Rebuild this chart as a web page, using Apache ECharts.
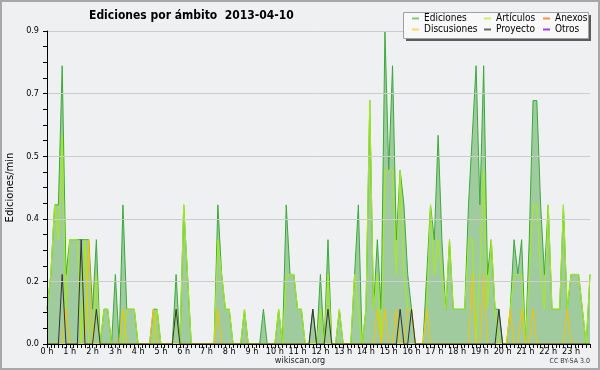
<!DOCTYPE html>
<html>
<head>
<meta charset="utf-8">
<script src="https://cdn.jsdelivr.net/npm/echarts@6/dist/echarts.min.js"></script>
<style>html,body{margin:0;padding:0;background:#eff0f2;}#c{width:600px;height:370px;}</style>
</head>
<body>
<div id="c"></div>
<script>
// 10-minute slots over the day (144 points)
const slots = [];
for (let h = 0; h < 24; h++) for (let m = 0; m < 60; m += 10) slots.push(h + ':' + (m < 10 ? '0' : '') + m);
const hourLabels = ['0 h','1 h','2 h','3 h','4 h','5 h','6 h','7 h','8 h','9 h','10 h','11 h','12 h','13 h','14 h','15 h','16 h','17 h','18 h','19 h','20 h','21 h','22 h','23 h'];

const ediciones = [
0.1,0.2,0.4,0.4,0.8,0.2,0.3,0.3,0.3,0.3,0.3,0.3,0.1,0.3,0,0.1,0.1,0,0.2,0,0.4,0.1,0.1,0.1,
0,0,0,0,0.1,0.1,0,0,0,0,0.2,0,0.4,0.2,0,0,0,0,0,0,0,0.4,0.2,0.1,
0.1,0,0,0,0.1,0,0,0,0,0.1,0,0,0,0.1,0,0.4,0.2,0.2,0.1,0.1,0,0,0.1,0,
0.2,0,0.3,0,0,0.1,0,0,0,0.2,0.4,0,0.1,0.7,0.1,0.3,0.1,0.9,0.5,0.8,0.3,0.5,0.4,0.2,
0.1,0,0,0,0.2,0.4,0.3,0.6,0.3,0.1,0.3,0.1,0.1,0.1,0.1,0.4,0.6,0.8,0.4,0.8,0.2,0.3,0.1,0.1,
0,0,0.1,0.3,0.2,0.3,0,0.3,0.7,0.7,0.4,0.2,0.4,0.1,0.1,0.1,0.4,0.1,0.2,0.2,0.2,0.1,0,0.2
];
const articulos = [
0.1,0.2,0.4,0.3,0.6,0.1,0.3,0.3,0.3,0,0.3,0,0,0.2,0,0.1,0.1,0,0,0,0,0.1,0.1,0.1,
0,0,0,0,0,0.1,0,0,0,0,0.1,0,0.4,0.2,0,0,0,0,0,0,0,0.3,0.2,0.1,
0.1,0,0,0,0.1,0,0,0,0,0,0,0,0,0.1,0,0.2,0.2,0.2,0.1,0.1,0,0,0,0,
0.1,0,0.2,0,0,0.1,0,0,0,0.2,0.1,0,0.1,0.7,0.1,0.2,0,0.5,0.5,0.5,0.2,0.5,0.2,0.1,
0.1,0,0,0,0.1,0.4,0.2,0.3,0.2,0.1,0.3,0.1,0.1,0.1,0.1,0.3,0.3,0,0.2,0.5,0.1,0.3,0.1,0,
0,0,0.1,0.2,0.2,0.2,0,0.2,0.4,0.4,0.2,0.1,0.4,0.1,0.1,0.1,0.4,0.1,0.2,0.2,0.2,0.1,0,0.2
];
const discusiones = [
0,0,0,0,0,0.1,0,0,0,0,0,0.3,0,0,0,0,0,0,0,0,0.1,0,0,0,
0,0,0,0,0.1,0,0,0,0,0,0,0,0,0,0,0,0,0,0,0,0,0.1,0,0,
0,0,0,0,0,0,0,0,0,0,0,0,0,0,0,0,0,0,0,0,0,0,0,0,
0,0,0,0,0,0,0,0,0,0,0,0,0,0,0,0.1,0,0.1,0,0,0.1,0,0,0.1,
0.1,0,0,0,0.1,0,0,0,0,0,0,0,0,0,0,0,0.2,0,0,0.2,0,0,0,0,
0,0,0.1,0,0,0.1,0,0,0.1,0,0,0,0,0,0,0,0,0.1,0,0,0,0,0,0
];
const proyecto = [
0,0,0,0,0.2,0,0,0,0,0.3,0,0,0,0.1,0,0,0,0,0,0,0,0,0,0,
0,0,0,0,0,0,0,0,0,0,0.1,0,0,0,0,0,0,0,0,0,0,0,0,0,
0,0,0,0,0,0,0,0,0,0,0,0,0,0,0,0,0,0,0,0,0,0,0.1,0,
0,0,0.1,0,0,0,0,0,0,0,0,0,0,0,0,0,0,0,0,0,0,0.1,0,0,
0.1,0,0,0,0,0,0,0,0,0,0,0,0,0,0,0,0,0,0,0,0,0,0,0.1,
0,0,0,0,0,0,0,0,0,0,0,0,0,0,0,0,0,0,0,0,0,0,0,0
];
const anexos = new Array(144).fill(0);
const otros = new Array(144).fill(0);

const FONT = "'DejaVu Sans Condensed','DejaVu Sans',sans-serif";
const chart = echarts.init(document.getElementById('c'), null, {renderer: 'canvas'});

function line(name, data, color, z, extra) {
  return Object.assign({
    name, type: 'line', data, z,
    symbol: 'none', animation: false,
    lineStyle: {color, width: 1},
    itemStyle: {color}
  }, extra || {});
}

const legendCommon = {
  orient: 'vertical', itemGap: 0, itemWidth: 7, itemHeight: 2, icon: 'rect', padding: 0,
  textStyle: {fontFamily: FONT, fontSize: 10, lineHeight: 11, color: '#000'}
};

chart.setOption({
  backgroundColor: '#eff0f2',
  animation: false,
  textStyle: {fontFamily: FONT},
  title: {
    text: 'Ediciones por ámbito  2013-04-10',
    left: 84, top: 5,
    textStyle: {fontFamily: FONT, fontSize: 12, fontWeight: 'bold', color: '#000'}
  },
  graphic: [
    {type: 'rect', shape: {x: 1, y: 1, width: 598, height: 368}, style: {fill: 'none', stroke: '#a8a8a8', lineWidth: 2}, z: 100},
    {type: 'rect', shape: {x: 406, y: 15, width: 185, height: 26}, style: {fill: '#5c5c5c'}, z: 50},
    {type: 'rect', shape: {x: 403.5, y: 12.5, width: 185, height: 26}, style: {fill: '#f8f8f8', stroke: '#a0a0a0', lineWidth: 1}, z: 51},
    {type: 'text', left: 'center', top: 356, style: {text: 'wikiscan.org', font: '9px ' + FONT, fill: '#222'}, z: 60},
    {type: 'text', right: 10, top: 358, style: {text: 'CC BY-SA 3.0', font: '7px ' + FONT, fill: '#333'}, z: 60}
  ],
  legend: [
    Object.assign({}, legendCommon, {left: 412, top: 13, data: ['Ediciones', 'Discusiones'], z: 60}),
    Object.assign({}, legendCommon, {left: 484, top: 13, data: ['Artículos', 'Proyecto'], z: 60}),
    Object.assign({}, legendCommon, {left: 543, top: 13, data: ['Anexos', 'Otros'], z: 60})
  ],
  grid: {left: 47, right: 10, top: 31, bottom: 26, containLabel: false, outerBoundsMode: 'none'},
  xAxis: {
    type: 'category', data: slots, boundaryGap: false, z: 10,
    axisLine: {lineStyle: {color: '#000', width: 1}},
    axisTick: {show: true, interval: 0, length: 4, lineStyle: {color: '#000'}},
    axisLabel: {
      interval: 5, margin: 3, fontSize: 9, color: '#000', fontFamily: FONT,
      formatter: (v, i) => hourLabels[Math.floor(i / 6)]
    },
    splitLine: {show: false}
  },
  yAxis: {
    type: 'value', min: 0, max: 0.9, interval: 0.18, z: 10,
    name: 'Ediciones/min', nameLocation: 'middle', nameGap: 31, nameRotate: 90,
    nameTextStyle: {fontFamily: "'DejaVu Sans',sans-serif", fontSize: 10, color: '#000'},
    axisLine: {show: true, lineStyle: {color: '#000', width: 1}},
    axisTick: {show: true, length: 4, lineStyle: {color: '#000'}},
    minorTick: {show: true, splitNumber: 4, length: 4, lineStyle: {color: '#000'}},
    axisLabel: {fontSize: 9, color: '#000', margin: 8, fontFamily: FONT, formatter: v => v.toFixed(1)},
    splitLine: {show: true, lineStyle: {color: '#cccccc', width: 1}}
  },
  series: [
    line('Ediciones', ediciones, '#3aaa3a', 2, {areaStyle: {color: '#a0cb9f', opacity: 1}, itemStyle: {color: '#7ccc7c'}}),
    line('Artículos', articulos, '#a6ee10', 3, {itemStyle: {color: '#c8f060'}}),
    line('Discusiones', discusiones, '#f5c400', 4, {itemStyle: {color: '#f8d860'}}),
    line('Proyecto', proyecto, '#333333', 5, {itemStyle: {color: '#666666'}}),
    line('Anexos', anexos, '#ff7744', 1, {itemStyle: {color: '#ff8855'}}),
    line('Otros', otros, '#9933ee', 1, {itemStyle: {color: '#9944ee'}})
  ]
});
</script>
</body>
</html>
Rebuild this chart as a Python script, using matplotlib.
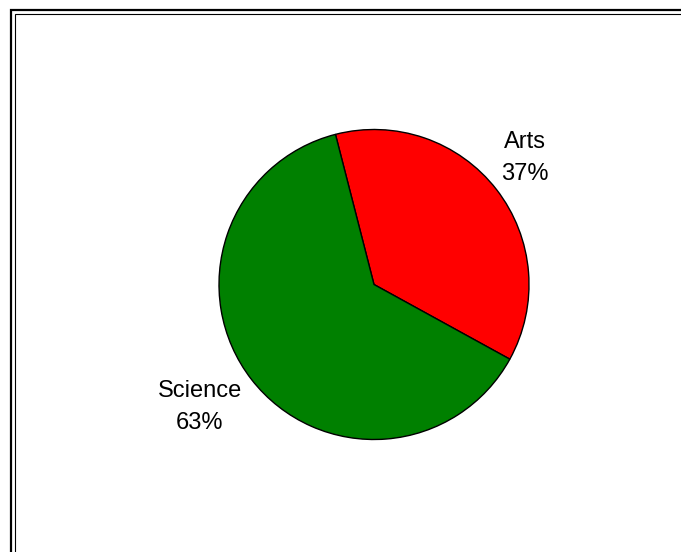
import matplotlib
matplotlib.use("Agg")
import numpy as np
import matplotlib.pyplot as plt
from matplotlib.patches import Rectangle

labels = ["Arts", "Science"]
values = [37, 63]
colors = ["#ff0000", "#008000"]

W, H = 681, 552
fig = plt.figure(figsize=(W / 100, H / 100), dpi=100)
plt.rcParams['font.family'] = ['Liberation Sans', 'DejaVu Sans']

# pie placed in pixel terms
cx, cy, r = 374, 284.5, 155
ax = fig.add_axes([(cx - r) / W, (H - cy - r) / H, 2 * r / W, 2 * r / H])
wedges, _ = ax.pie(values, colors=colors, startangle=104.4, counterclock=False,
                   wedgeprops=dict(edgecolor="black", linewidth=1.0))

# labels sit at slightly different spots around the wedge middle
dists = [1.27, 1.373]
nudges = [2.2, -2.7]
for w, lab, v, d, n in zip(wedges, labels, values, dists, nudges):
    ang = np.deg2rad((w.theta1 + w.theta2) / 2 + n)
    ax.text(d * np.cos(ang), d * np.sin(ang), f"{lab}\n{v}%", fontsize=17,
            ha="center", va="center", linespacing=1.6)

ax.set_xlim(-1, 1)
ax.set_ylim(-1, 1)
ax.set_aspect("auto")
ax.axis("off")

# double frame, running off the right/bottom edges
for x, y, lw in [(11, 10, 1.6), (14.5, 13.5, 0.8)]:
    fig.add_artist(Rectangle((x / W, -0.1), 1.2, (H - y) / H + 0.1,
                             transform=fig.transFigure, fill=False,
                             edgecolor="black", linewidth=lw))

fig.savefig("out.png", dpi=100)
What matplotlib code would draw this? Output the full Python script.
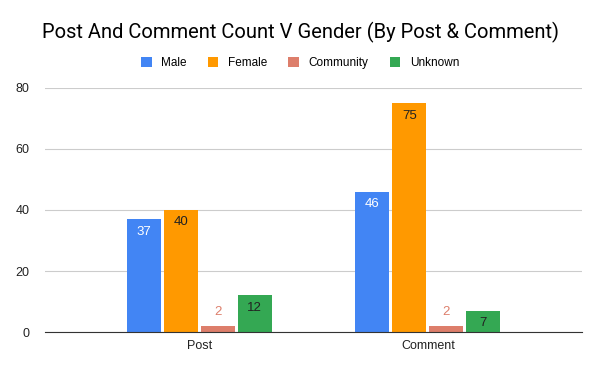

.....

[Task brief]
Repeat exactly the lines from the start of the entries down to the line with "const hourLabels = ['0", keeping both ends but none of the pictures.

[Solution below]
Rebuild this chart as a web page, using Apache ECharts.
<!DOCTYPE html>
<html>
<head>
<meta charset="utf-8">
<script src="https://cdn.jsdelivr.net/npm/echarts@6/dist/echarts.min.js"></script>
<style>html,body{margin:0;padding:0;background:#eff0f2;}#c{width:600px;height:370px;}</style>
</head>
<body>
<div id="c"></div>
<script>
// 10-minute slots over the day (144 points)
const slots = [];
for (let h = 0; h < 24; h++) for (let m = 0; m < 60; m += 10) slots.push(h + ':' + (m < 10 ? '0' : '') + m);
const hourLabels = ['0 h','1 h','2 h','3 h','4 h','5 h','6 h','7 h','8 h','9 h','10 h','11 h','12 h','13 h','14 h','15 h','16 h','17 h','18 h','19 h','20 h','21 h','22 h','23 h'];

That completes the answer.